Beyond the conventional North/South tensions that tend to raise their head in such negotiations is the fact that, even at this late stage, there is a continued lack of basic consensus on main purpose of the meeting. To put it crudely, should it focus on protecting the environment, or on alleviating poverty?
The easy answer, of course, is that it is intended to do both; embracing the two as priorities is exactly what 'sustainable development' is meant to be all about, ever since the concept was placed at the centre of international thinking about development by the Brundtland Report 'Our Common Future' of 1987.
At least in political terms, however, this is unrealistically simplistic. Those concerned primarily with environmental protection fear that their concerns will be marginalised in Johannesburg by the argument that economic growth remains the key to alleviating poverty; last week, for example, a group of non-governmental organisations put out a strongly worded statement about the dangers of letting trade negotiations undermine environmental agreements.
Conversely — as a current dispute in Nigeria over the high costs of ozone-friendly refrigerators and air conditioning units graphically illustrates (see 'Nigerians 'can't afford ozone-protecting fridges') — many developing countries fear that efforts to meet the social and economic needs of their populations are being threatened by requirements to observe strict environmental standards intended to solve problems that were not of their making.
So far, efforts to bridge the gap within the WSSD preparations have only met with limited success. In particular, efforts to produce a single negotiated text on an Action Plan, to be adopted in Johannesburg, are running into the sand as each country or groups of countries involved seeks to mould the text to its own priorities. A lack of guidance from conference officials during Prepcom III is widely perceived to have exacerbated the problem, as did the lack of sufficient resources — caused by financial difficulties within the United Nations itself — needed to ensure the smooth running of the negotiations.
Prospects for partnerships
At this late stage, much rests on the success of UN officials in drawing up their own text, to be presented in draft form at the next preparatory meeting to be held in Bali at the end of May.
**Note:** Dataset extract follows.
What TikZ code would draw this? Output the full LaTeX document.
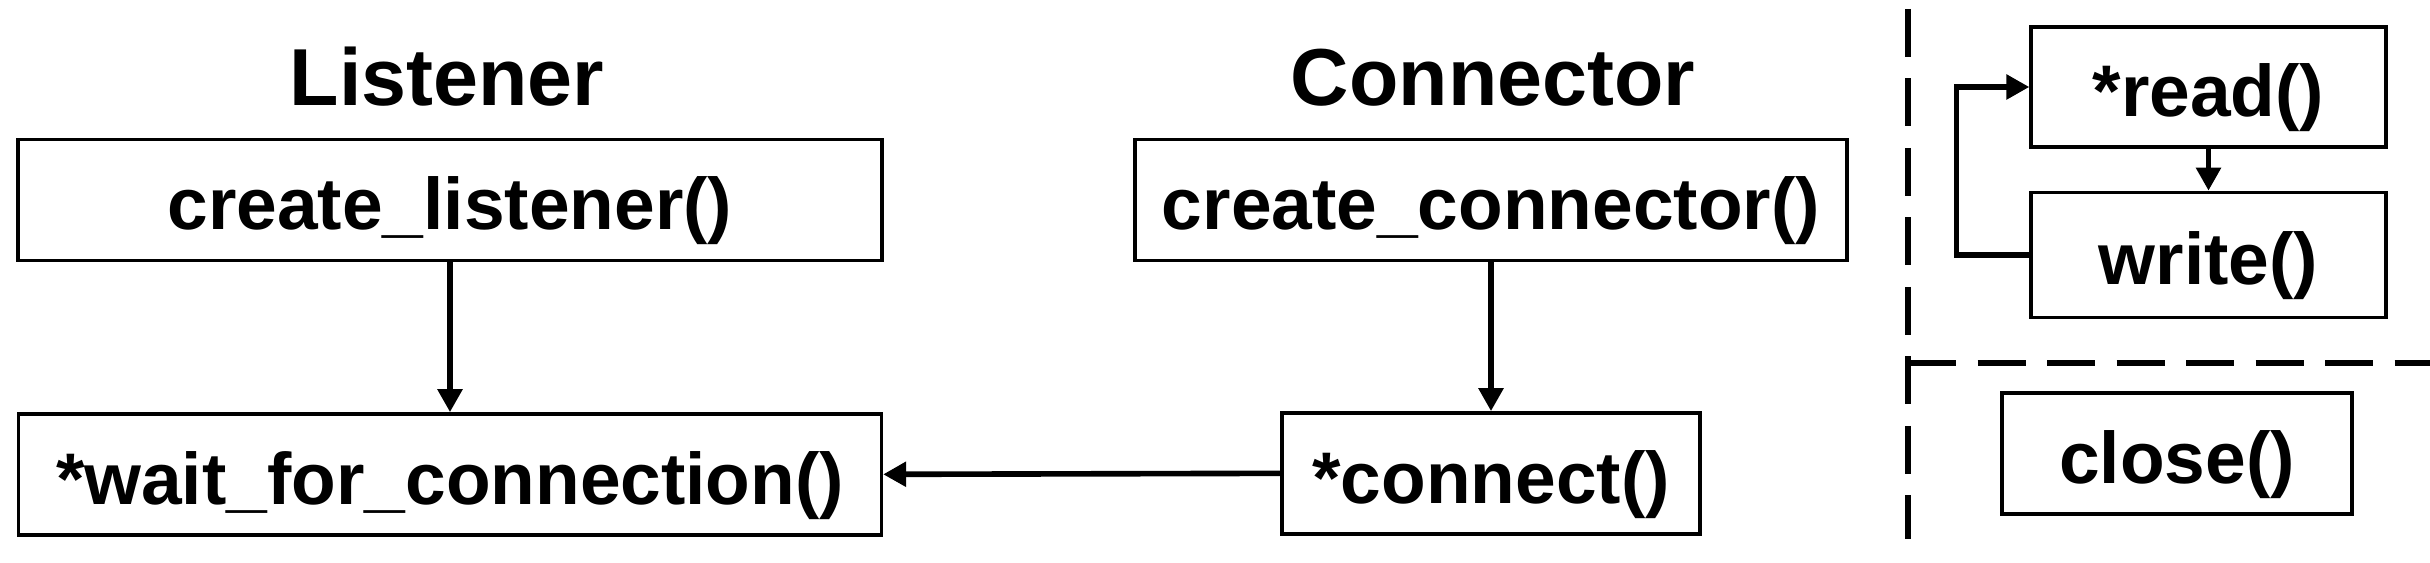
\documentclass[tikz,border=0pt]{standalone}
\usepackage{fontspec}
\setmainfont{Liberation Sans}
\usetikzlibrary{arrows.meta, positioning}

\begin{document}
\begin{tikzpicture}[
    node distance=1.5cm,
    method/.style={rectangle, draw, line width=0.95pt, inner sep=0pt, minimum height=1.21cm,
        text height=0.65cm, text depth=0.05cm, font=\fontsize{20.8}{24}\selectfont\bfseries},
    heading/.style={anchor=base, font=\fontsize{23}{27}\selectfont\bfseries},
    flow/.style={-{Triangle[length=0.23cm, width=0.24cm]}, line width=1.6pt},
    divider/.style={line width=1.6pt, dash pattern=on 0.48cm off 0.215cm}
]
\useasboundingbox (0,0) rectangle (24.3,5.63);

% Listener side
\node[heading] (listenerTitle) at (4.47,4.57) {Listener};
\node[method, minimum width=8.64cm] (createListener) at (4.50,3.63) {create\_listener()};
\node[method, minimum width=8.63cm, below=of createListener] (waitConn) {*wait\_for\_connection()};

% Connector side
\node[heading] (connectorTitle) at (14.93,4.57) {Connector};
\node[method, minimum width=7.12cm] (createConnector) at (14.91,3.63) {create\_connector()};
\node[method, minimum width=4.18cm, below=1.49cm of createConnector] (connect) {*connect()};

% Stream side
\node[method, minimum width=3.55cm, minimum height=1.20cm] (read) at (22.085,4.76) {*read()};
\node[method, minimum width=3.55cm, minimum height=1.25cm, below=0.42cm of read] (write) {write()};
\node[method, minimum width=3.50cm] (close) at (21.77,1.095) {close()};

% Dividers
\coordinate (divTop) at (19.08,5.54);
\coordinate (divBottom) at (19.08,0.24);
\coordinate (divRight) at (24.3,2.00);
\draw[divider] (divTop) -- (divBottom);
\draw[divider] (divTop |- divRight) -- (divRight);

% Edges
\draw[flow] (createListener.south) -- (createListener.south |- waitConn.north);
\draw[flow] (createConnector.south) -- (createConnector.south |- connect.north);
\draw[flow] (connect.west) -- (waitConn.east);
\draw[flow] (read.south) -- (write.north);
\draw[flow] (write.west) -- ++(-0.73,0) |- (read.west);

\end{tikzpicture}
\end{document}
And as hopes dwindle that a diplomatic magician will appear to pull a rabbit out of what seems to be an empty hat, many participants are now focussing on what are described as 'Type 2' decisions.
These are initiatives that will not require broad political approval from all UN member states, but can be negotiated between ad hoc sets of partners, targeting specific objectives (international collaboration on renewable energy research, for example) and enlisting the support only of those who are keen on achieving them.
There is much to be said for this approach. In purely practical terms, partnership agreements are the level at which the various stakeholder groups involved in the preparations for WSSD are likely to make their most practical impact.
Opportunities for science
Such groups include the scientific community, which has been expressing in numerous ways a desire to become more directly involved in the whole sustainable development movement - but unclear where its efforts are likely to be most effective. Scientists could, for example, become involved in promoting and creating networks of centres of research excellence -- one idea discussed in the side-events of Prepcom III that would not necessarily require broad political endorsement to come into effect. Or in the preservation of marine resources.
But it would be dangerous if partnership agreements were to become a substitute for political action. Sustainable development is not a consensus-based, conflict-free domain, as indicated above; this is particularly true when addressing the different Northern and Southern perceptions of this process.
Addressing such conflicts successfully requires a high-level political commitment, and — as the recent history of the climate change treaty has underlined — such a commitment can only emerge from negotiations at a global level if they are going to have a lasting impact. Hence the importance of agreement on a strong political statement by world leaders in Johannesburg. And hence the nervousness that the time needed to secure this is rapidly running out.